I nodded and escaped before she could say anything else. I was never good at these moments, the raw emotion of families confronting mortality. I could handle the surgery, the blood, the chaos, and the pressure of holding someone's life in my hands.
But the gratitude afterward, the tears and the hugs and the desperate need to connect, that always left me feeling exposed in ways I didn't know how to manage.
I changed out of my scrubs and drove home, my mind still circling the fellowship.
Cassian had beaten me there. When I walked through the door, the smell of garlic and tomatoes and something rich and savory made my stomach growl despite everything.
He was standing at the stove, stirring something in a large pot, a dish towel thrown over his shoulder. He'd already changed out of his work clothes into jeans and a worn t-shirt, his feet bare against the tile floor. Soft and acoustic music played from his phone on the counter, something he listened to when he was relaxed and happy.
"Hey." He turned when he heard me, his face breaking into a smile. "Perfect timing. Dinner's almost ready."
"You cooked."
"I did." He abandoned the stove long enough to cross the kitchen and kiss me, his lips warm and familiar. "Nonna's pasta recipe. The real one, not the shortcut version."
That recipe took hours. He only made it when he had time and energy to do it properly and wanted to create something special for us.
"What's the occasion?" I asked.
"Is there a need for an occasion?" He handed me a glass of wine. "I had a good day. I wanted to share it with my favorite person."
My favorite person. I took a longer sip of wine than necessary, using the glass to hide my face.
"Tell me about your day," I said, because focusing on him was easier than facing what was in my own head.

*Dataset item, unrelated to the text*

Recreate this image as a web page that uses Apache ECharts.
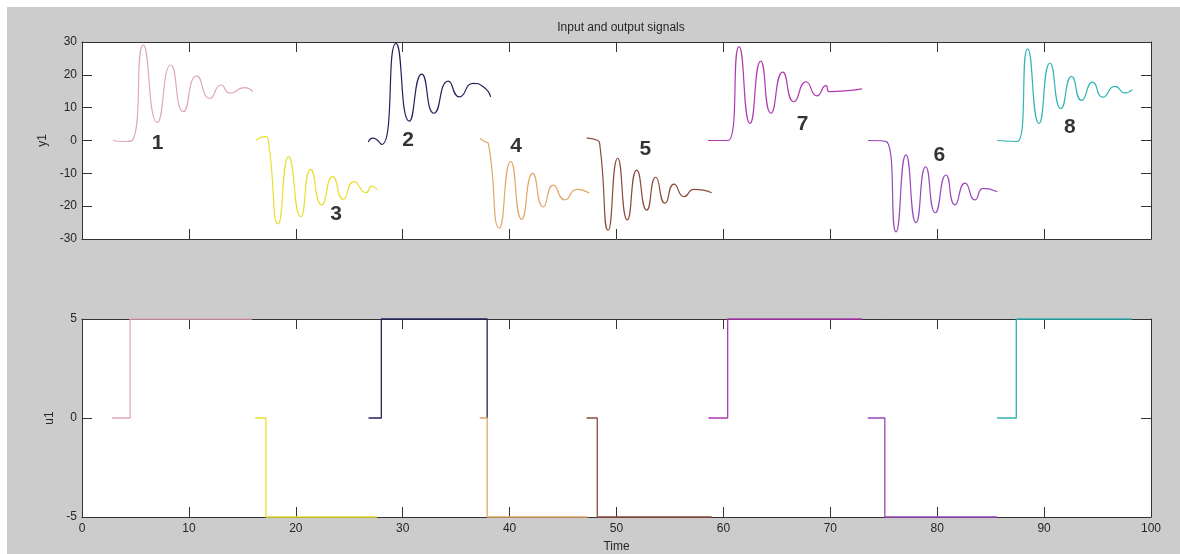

We sat down to dinner with candles lit and wine poured. The pasta was as good as he'd promised. Cassian talked about his cases, his residents, and a scheduling conflict he'd finally resolved with the chief of surgery. He told me about a first-year who'd fainted during a routine appendectomy.
"Poor kid went down like a ton of bricks," he said, laughing. "One minute he's holding a retractor, the next minute he's on the floor. He kept apologizing while the nurses were trying to get him flat. I had to tell him three times that it happens to everyone."
I smiled at the right moments and asked follow-up questions. I played the part of the engaged wife, while my mind calculated time differences, flight costs, and how many hours we could reasonably expect to video call per week.
Eight thousand miles. Fourteen hours difference. Two years.
The numbers kept running through my head like a terrible equation I couldn't solve.
"You okay?" Cassian asked eventually, his fork pausing halfway to his mouth.
"Just tired."
"Long day?"
"They're all long days."
It wasn't a lie, exactly. Just an incomplete truth—a half-answer I'd gotten too good at giving to avoid conversations I wasn't ready to have.
Cassian studied me for a moment, his green eyes searching my face for something I hoped he wouldn't find. Then he reached across the table and took my hand, his thumb tracing circles on my palm.